WANDERLUST

A Digital Travel Concierge? Introducing Stories+Objects

A new site by jet-setter Jamie Leilani Pelayo aims to be your digital travel concierge, setting users up with everything from bespoke kimonos to artisan appointments.

by Jenny Comita

Intel - June 2017 - Global Entry
Brian Sokol

Who says haute couture is exclusive to France? Established in Kyoto in 1555, Chiso, a Japanese kimono maker, crafts each robe using a meticulous 25-step process that includes hand-painting, 24-karat gold embellishments, and embroidery so intricate that each stitch is practically microscopic.

A single garment can take 18 months to produce, with price tags that can hit seven figures. And if you’re interested in scoring one, Jamie Leilani Pelayo can hook you up: Chiso is one of roughly a dozen destinations featured on her year-old website, Stories+Objects.
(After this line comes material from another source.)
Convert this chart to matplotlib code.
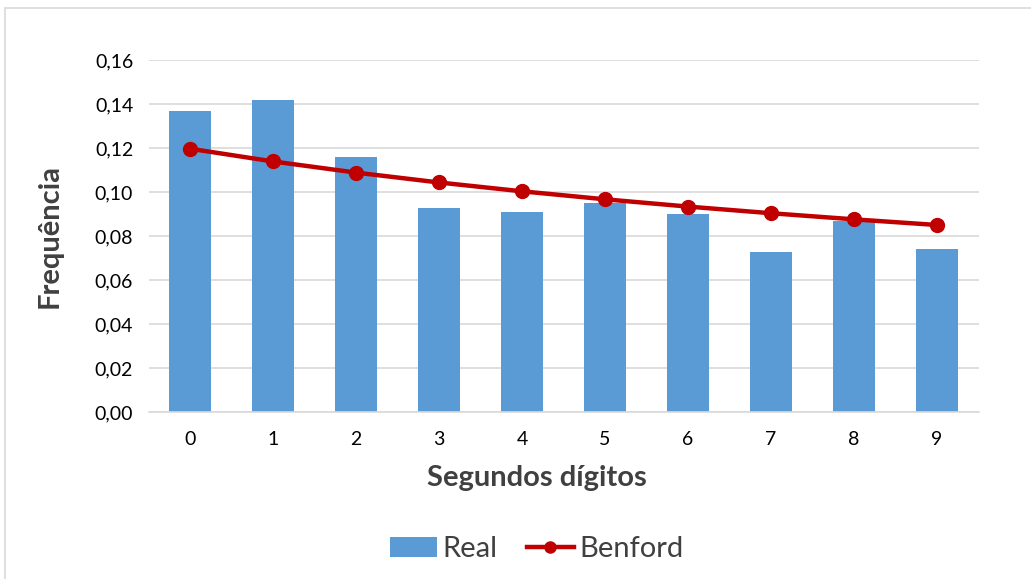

Through interviews, photography, and seriously gorgeous videos, Pelayo aims to transport armchair—or, more likely, desk chair—travelers to the workshops, farms, and studios behind the world’s greatest artisanal wonders.

A Chiso kimono

Brian Sokol

After your virtual journey, you can click to buy an IRL souvenir—say, the chic tote made by members of the Moroccan tanning trade you’ve just read about that dates back 12 centuries, or a bottle of essential oil from the very same Turkish rose harvest you’ve just beheld.

In the case of the kimono, Pelayo will broker a relationship with Chiso so you can commission your one-of-a-kind creation, and set up a cultural tour of Kyoto while you’re there. For her research, Pelayo—who has a background in fashion and lives on a minifarm in Malibu with chickens and a pair of baby doll sheep—spends about three months a year on the road.

“It’s incredibly inspiring to see people who are so passionate and committed to continuing these traditional crafts in the face of great change,” she says.

Next on her itinerary are trips to Oman, for the frankincense harvest, and Kenya, to witness the legendary beadwork of the Samburu tribe.

“There’s almost nothing I don’t look at now and think, Where does that come from? How is that made?”

Espadrilles crafted in the Basque Country.